• _EXCERPTED DATA_:
────────────────

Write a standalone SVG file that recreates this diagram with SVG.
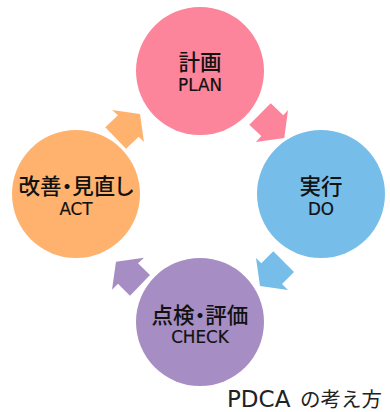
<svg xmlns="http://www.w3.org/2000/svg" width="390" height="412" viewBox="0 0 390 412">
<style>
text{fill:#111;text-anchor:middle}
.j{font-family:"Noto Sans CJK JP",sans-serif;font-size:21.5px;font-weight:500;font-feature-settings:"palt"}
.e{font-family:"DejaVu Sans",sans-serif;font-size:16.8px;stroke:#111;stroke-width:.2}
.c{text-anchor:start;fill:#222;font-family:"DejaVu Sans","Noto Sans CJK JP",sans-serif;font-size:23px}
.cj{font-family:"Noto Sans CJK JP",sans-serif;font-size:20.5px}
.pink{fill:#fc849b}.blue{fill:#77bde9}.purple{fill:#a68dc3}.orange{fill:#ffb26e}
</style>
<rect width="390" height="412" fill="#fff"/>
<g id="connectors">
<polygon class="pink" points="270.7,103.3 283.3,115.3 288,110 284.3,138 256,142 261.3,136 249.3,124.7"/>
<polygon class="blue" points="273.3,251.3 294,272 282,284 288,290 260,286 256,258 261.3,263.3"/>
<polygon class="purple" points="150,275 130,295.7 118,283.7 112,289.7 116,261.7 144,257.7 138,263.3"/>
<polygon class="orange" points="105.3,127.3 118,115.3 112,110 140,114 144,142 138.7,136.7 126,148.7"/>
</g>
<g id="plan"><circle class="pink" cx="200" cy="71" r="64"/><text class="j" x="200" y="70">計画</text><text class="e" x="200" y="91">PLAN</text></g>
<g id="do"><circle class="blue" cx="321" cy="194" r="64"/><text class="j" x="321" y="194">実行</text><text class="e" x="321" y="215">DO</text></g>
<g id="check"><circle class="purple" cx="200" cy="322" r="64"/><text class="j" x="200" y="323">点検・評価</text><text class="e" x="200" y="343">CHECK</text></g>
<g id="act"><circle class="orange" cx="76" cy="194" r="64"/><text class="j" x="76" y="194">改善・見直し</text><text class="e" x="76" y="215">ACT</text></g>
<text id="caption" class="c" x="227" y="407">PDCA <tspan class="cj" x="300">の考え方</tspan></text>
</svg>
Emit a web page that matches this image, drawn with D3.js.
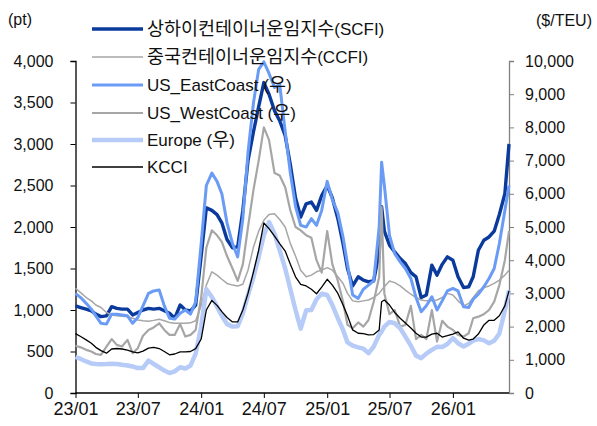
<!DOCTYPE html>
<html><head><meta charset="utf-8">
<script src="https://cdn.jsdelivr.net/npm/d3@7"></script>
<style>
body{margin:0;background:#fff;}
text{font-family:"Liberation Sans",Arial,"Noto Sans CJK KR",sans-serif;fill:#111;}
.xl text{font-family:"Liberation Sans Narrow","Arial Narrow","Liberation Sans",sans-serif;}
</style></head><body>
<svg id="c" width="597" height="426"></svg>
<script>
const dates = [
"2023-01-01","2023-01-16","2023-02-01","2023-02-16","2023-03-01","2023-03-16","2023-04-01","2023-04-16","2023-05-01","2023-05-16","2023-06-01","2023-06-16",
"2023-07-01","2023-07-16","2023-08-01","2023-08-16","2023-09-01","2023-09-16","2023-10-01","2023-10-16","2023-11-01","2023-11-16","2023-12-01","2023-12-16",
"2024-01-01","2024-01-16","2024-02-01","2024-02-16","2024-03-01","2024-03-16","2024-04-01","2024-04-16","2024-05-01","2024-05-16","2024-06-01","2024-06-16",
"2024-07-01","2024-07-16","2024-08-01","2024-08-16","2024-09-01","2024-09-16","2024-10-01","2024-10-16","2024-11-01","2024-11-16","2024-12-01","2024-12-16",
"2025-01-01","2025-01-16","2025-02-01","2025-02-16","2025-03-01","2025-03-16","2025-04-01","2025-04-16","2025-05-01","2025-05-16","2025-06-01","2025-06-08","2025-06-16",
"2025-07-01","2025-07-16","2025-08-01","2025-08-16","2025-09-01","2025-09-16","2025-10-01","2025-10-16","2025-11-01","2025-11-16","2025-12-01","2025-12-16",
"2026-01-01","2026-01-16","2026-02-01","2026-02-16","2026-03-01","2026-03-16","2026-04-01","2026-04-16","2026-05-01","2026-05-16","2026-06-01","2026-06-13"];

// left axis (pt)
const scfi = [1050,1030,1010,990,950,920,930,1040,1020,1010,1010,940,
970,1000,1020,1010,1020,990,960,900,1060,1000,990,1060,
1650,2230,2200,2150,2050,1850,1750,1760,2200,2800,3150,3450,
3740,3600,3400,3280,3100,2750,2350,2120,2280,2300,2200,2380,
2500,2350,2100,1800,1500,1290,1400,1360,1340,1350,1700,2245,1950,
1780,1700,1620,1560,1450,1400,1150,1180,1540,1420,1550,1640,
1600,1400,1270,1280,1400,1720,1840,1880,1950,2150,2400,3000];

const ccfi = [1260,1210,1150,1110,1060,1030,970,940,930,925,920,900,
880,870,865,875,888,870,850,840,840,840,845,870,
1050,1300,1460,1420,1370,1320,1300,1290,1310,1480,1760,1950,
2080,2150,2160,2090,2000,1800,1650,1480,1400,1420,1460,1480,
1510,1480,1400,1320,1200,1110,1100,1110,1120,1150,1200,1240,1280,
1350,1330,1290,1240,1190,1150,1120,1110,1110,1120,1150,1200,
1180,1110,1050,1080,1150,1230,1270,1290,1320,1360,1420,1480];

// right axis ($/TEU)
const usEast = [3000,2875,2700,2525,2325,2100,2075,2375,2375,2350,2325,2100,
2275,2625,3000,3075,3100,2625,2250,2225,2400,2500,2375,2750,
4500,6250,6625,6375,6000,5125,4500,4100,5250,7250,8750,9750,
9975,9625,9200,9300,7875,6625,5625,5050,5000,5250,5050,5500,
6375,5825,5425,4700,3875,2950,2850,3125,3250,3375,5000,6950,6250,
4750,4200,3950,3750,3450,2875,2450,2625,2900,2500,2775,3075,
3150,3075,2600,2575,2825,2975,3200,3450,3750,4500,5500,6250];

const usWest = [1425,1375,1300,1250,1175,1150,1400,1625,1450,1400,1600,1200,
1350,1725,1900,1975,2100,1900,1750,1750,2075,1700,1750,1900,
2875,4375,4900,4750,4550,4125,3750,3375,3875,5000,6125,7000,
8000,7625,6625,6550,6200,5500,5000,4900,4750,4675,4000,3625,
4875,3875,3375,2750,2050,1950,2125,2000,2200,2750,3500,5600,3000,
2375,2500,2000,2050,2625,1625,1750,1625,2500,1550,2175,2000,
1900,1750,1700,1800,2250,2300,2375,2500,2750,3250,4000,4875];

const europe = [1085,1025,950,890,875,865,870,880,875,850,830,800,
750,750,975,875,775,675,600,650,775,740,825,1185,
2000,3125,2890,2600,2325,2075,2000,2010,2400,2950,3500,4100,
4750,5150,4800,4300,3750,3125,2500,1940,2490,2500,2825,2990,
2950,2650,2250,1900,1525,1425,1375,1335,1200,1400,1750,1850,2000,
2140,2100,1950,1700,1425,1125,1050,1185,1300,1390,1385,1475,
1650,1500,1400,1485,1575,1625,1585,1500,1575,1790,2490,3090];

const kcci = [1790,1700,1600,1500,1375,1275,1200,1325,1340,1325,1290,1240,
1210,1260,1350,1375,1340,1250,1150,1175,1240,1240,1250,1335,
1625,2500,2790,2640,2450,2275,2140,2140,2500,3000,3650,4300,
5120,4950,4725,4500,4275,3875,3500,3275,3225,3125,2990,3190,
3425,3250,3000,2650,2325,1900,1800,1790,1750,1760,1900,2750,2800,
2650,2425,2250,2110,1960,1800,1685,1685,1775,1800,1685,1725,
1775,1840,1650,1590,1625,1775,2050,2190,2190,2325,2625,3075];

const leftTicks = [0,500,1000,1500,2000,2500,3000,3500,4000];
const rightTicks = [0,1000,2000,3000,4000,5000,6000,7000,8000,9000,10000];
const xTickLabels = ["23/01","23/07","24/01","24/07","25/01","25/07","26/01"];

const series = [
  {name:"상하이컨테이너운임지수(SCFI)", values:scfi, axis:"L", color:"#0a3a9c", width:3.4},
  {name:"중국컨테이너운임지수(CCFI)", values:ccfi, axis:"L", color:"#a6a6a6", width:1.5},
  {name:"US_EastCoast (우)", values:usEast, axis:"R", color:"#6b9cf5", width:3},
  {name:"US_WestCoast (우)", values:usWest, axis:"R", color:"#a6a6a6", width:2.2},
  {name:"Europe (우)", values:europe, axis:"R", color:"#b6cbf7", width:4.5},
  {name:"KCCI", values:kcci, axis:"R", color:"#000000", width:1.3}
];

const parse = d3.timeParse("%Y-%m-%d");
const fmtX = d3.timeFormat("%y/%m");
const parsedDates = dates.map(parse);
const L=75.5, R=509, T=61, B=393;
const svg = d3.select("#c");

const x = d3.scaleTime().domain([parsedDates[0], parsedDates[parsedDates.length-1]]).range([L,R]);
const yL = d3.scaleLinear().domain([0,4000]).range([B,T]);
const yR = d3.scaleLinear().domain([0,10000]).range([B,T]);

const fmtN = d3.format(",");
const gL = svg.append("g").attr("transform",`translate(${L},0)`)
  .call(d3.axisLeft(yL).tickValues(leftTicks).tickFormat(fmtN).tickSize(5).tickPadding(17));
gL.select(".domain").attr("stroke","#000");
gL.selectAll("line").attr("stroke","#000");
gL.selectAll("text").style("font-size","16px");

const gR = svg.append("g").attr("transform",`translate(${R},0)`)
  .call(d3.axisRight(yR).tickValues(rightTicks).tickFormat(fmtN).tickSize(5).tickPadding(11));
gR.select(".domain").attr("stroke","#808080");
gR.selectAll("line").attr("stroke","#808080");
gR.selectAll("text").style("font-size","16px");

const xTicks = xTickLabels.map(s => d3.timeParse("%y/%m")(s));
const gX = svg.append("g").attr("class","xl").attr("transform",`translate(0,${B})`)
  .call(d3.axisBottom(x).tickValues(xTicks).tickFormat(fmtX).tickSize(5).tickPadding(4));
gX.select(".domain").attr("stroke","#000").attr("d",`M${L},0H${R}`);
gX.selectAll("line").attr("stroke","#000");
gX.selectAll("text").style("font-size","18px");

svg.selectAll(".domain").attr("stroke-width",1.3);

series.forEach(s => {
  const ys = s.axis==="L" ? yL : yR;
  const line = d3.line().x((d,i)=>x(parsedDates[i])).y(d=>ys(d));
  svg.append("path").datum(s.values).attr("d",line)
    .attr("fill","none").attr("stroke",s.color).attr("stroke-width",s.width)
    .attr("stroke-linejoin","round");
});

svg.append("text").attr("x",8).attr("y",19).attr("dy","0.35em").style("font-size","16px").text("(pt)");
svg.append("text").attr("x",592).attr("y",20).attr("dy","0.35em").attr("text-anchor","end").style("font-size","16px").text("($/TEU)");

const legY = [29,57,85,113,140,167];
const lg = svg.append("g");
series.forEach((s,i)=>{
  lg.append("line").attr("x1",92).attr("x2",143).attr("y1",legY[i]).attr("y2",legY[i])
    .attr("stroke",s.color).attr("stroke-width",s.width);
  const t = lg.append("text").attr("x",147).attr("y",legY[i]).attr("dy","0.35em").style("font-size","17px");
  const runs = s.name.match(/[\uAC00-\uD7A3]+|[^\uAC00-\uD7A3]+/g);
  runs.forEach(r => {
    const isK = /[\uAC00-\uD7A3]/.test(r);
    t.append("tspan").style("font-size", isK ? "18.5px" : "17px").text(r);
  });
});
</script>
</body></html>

────────────────

Out of the material above, select every line that holds the string "this".

• _TASK OUTPUT_:
Write a standalone SVG file that recreates this diagram with SVG.
Emit a web page that matches this image, drawn with D3.js.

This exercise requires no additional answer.